The Hyundai Ioniq Electric is a brand new model with a body style different from that of Nissan Leaf. This looks more similar to a Prius than the usual hatchback that gives it some benefits. However, on the eco front, this is somewhat comparable.
On the other hand, the Nissan Leaf represents an overall redesign for among the first widely successful and available electric cars. This largely adheres to its predecessors but this time, it adds some extra tech and electric range while slightly dialing back to the weirdness of the first generation. Read on to know more about these two new electric cars to know which best suits you.
The Hyundai Ioniq Electric
The Hyundai Ioniq Electric is the all new model which joins its equally new plug-in hybrid and hybrid siblings. The interior of Electric is a bit different.
The Nissan Leaf
The Nissan Leaf got a completely redesign for year 2018 but is primarily an evolution of its early predecessors. The styling both inside out is less funky, with the driving range increased by around 45 miles. The motor is also made more powerful and there are also advanced safety tech features added.

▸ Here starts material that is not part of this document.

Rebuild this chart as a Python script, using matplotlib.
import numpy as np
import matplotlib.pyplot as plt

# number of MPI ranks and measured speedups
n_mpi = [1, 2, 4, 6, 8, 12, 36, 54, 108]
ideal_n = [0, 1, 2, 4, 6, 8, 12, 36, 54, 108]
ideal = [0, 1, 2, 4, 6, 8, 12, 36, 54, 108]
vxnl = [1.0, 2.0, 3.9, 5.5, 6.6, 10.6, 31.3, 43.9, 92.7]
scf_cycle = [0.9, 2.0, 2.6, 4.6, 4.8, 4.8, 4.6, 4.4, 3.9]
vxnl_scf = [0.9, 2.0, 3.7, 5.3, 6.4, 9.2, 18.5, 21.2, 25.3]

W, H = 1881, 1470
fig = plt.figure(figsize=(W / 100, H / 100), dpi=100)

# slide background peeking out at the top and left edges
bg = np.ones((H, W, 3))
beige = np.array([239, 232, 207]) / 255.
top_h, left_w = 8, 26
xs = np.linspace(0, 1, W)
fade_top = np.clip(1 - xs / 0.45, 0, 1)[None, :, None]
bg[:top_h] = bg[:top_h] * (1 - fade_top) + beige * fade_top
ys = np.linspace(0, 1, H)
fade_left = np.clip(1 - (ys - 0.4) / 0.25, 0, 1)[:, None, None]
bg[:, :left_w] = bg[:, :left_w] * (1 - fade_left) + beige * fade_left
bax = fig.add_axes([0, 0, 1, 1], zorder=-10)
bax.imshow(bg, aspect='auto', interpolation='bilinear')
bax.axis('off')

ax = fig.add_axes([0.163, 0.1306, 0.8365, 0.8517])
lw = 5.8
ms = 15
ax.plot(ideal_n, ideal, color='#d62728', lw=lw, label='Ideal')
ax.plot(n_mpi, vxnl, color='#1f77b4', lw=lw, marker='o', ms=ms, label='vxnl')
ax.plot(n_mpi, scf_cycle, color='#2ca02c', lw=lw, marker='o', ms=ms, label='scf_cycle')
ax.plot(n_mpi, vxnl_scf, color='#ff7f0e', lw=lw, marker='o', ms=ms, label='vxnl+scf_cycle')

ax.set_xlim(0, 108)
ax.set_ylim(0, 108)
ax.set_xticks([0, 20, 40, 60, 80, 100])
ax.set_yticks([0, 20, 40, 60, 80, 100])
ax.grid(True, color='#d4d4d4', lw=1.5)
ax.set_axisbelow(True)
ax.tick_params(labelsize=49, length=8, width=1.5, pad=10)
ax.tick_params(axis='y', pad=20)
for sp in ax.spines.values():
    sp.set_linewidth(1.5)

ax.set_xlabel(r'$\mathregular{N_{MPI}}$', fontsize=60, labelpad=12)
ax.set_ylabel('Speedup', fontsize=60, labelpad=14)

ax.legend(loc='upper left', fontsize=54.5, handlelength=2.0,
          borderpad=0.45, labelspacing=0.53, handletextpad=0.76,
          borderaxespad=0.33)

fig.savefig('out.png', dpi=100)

The Nissan Leaf and Hyundai Ioniq Electric are too new to give fair comments regarding their possible reliability. The early generation seems to be somewhat free from troubles, though, with the electric vehicles having fewer parts that move for things to go wrong. However, one thing should be noted. The warranty of Hyundai includes 10-year/100,000-mile powertrain, 5-year/60,000-mile basic, as well as lifetime coverage on battery failure.
There are 2 things that you should take for consideration and these include energy consumption and electric range. 2018 Leaf actually achieves superior range as Environmental Protection Agency shows it could go 151 miles after a complete charge. Ioniq Electric, on the other hand, is rated 124 miles. Both of these are strong among other electric cars in the market. However, when it comes to energy consumption, Ioniq would take less of the toll on your power bill every month. It utilizes on twenty-five kWh of electricity throughout the 100 miles course versus the 30kWh of Leaf.
Ioniq and Leaf are priced similarly, yet Hyundai gives more equipment for the money, longer warranty and must use less electricity. With that said, Leaf has more premium and richer cabin when it comes to the quality of the materials and appearance. On contrary, the clever center console design as well as cargo area of Ioniq is more functional compared to the Leaf’s.
Aside from the advanced safety technology, every vehicle comes with the newest infotainment technology. Base Leaf comes standard with the five-inch touchscreen, Bluetooth, USB port, and four-speaker sound system, yet stepping up to SL or SV trims are commended becase these add a seven-inch touchscreen, Android Auto, Apple CarPlay, and some remote vehicle functions as well as reporting through a smartphone app. Basically, Ioniq comes standard with the optional equipment of the Leaf. But, you may go further with Ioniq Limited trim that adds a wireless smartphone charging and 8” touchscreen.